The Jordanian prisoner, the Alicante imam, and Abu Dahdah himself were on close terms with the London-based Palestinian preacher Abu Qutada, who was an idol to the 9/11 suicide terrorists.


Every time that Abu Dahdah, Marisa (his wife from Madrid), and their children visited London, they stayed at Qutada`s home. Qutada, a fat imam sporting a beard, used to edit Al-Ansar, the magazine of Algeria`s GIA (Armed Islamic Group). He drafted a fatwa applauding the murder of women and children in the waging of jihad. The secret document says that “Qutada is one of the most extreme takfiris among the jihadists.” Today both he and Abu Dahdah are in prison.


Abu Dahdah denies being a member of the Takfir wal-Hijra, but it was he who asserted, following the 11 March 2004 Madrid bombings, that those responsible for the terrorist attacks were takfiris. This was a spot-on interpretation of the events and something that nobody else had claimed. When Abu Dahdah said it, he was in prison, having been arrested without bail.
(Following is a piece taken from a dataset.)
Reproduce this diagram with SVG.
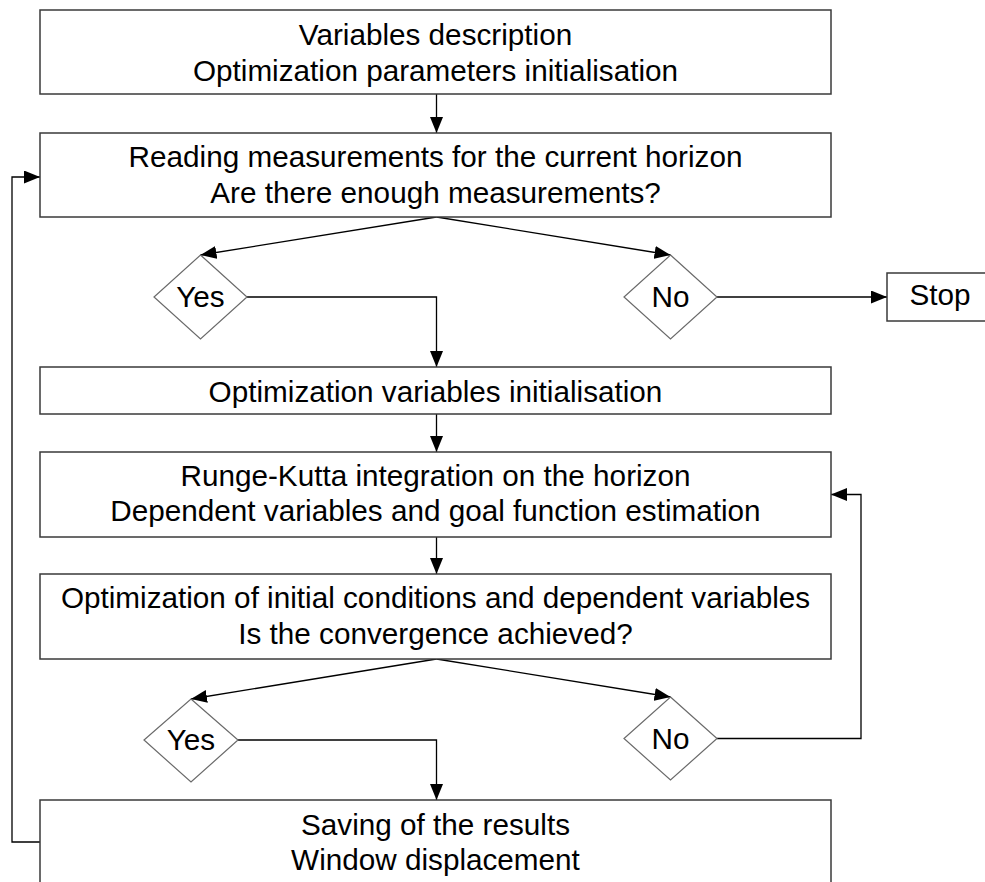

Three years later, the head of Al-Qaeda in Spain appeared as a witness in the trial for the 11 March 2004 Madrid bombings and he reasserted his opinion. He told the court that the followers of Takfir wal-Hijra, “who follow a forbidden interpretation of Islam,” may have carried out the terrorist attack. Barakat then said that he had no evidence to support that hypothesis and assured the court that he had “no links to the followers of that trend.” However, the criminal proceedings resulting in a 12-year prison sentence proved his close links to Abu Qutada in London. Qutada is the main inspiration of Europe`s takfiris.